> **Goal of the exercise**
Set down the full listing exactly as given. Any pictures are to be left out.
+-------+
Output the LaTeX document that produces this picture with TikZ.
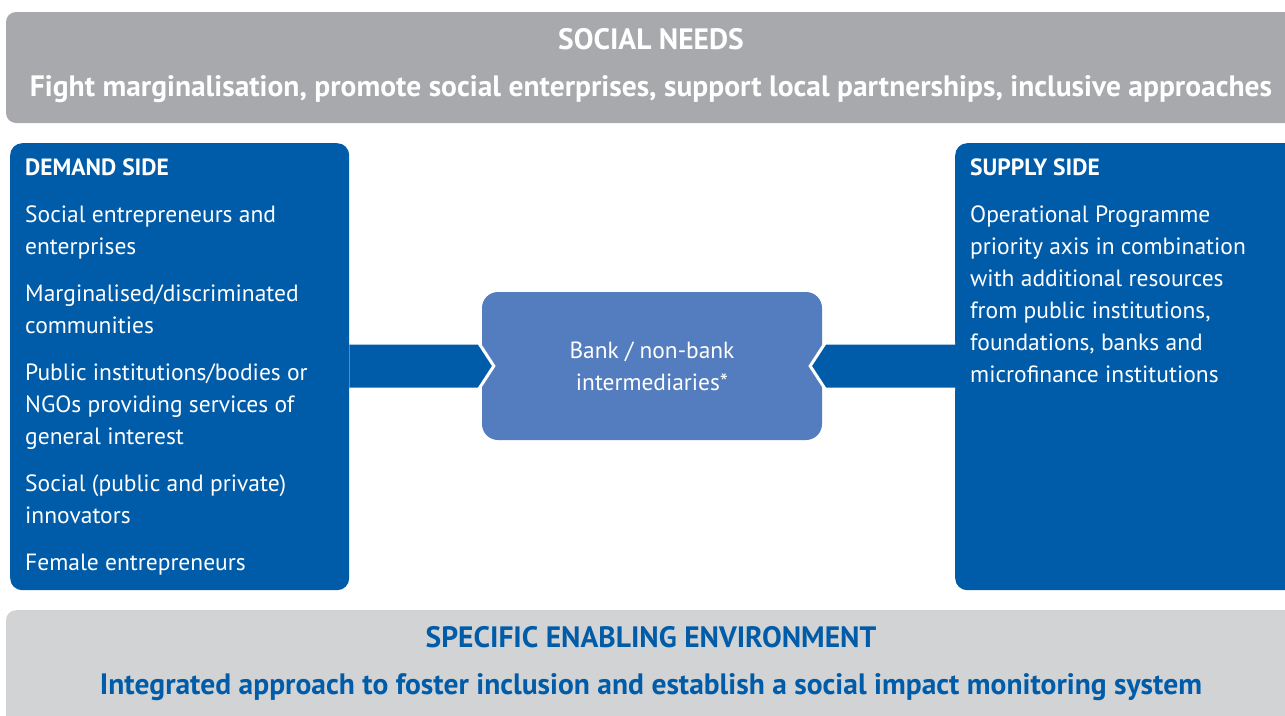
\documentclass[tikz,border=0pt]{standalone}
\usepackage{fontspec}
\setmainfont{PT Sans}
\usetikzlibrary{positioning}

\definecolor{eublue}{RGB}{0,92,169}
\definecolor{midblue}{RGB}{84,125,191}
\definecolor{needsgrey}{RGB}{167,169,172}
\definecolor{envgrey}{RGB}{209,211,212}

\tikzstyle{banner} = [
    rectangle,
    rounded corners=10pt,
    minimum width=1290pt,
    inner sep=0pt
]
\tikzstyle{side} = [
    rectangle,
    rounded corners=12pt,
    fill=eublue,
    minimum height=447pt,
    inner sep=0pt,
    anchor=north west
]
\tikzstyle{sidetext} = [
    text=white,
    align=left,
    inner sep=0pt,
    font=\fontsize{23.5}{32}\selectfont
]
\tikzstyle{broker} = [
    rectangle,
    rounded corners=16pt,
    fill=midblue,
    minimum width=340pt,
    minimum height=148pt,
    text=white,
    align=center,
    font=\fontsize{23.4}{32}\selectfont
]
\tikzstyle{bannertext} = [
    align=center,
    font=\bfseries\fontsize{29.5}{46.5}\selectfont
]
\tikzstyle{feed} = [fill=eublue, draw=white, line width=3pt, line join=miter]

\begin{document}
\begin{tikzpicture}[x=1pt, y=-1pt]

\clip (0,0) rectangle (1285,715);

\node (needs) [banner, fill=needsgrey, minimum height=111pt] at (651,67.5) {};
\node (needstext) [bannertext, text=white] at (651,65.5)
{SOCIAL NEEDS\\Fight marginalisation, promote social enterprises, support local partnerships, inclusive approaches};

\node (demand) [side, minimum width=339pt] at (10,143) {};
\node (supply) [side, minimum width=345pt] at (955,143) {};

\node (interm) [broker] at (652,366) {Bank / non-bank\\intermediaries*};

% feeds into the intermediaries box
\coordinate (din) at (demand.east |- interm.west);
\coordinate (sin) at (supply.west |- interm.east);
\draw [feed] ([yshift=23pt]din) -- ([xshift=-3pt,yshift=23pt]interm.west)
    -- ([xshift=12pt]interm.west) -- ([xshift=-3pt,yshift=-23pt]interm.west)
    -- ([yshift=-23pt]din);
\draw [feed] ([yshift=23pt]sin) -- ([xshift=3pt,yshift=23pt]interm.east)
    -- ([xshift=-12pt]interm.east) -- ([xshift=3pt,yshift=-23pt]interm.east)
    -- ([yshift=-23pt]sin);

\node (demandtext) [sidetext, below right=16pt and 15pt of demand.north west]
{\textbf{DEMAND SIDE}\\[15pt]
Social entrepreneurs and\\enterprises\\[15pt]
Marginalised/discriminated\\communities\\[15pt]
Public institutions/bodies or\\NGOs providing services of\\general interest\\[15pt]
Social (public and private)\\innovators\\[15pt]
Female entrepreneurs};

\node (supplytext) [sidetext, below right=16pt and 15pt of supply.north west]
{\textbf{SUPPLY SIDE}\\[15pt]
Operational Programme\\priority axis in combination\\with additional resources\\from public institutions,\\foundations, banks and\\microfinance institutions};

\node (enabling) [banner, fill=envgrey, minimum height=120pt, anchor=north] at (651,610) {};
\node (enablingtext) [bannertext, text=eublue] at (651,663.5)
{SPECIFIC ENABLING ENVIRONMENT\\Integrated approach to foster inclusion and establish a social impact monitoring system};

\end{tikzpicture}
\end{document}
+-------+
> **Right answer**
Output the LaTeX document that produces this picture with TikZ.
\documentclass[tikz,border=0pt]{standalone}
\usepackage{fontspec}
\setmainfont{PT Sans}
\usetikzlibrary{positioning}

\definecolor{eublue}{RGB}{0,92,169}
\definecolor{midblue}{RGB}{84,125,191}
\definecolor{needsgrey}{RGB}{167,169,172}
\definecolor{envgrey}{RGB}{209,211,212}

\tikzstyle{banner} = [
    rectangle,
    rounded corners=10pt,
    minimum width=1290pt,
    inner sep=0pt
]
\tikzstyle{side} = [
    rectangle,
    rounded corners=12pt,
    fill=eublue,
    minimum height=447pt,
    inner sep=0pt,
    anchor=north west
]
\tikzstyle{sidetext} = [
    text=white,
    align=left,
    inner sep=0pt,
    font=\fontsize{23.5}{32}\selectfont
]
\tikzstyle{broker} = [
    rectangle,
    rounded corners=16pt,
    fill=midblue,
    minimum width=340pt,
    minimum height=148pt,
    text=white,
    align=center,
    font=\fontsize{23.4}{32}\selectfont
]
\tikzstyle{bannertext} = [
    align=center,
    font=\bfseries\fontsize{29.5}{46.5}\selectfont
]
\tikzstyle{feed} = [fill=eublue, draw=white, line width=3pt, line join=miter]

\begin{document}
\begin{tikzpicture}[x=1pt, y=-1pt]

\clip (0,0) rectangle (1285,715);

\node (needs) [banner, fill=needsgrey, minimum height=111pt] at (651,67.5) {};
\node (needstext) [bannertext, text=white] at (651,65.5)
{SOCIAL NEEDS\\Fight marginalisation, promote social enterprises, support local partnerships, inclusive approaches};

\node (demand) [side, minimum width=339pt] at (10,143) {};
\node (supply) [side, minimum width=345pt] at (955,143) {};

\node (interm) [broker] at (652,366) {Bank / non-bank\\intermediaries*};

% feeds into the intermediaries box
\coordinate (din) at (demand.east |- interm.west);
\coordinate (sin) at (supply.west |- interm.east);
\draw [feed] ([yshift=23pt]din) -- ([xshift=-3pt,yshift=23pt]interm.west)
    -- ([xshift=12pt]interm.west) -- ([xshift=-3pt,yshift=-23pt]interm.west)
    -- ([yshift=-23pt]din);
\draw [feed] ([yshift=23pt]sin) -- ([xshift=3pt,yshift=23pt]interm.east)
    -- ([xshift=-12pt]interm.east) -- ([xshift=3pt,yshift=-23pt]interm.east)
    -- ([yshift=-23pt]sin);

\node (demandtext) [sidetext, below right=16pt and 15pt of demand.north west]
{\textbf{DEMAND SIDE}\\[15pt]
Social entrepreneurs and\\enterprises\\[15pt]
Marginalised/discriminated\\communities\\[15pt]
Public institutions/bodies or\\NGOs providing services of\\general interest\\[15pt]
Social (public and private)\\innovators\\[15pt]
Female entrepreneurs};

\node (supplytext) [sidetext, below right=16pt and 15pt of supply.north west]
{\textbf{SUPPLY SIDE}\\[15pt]
Operational Programme\\priority axis in combination\\with additional resources\\from public institutions,\\foundations, banks and\\microfinance institutions};

\node (enabling) [banner, fill=envgrey, minimum height=120pt, anchor=north] at (651,610) {};
\node (enablingtext) [bannertext, text=eublue] at (651,663.5)
{SPECIFIC ENABLING ENVIRONMENT\\Integrated approach to foster inclusion and establish a social impact monitoring system};

\end{tikzpicture}
\end{document}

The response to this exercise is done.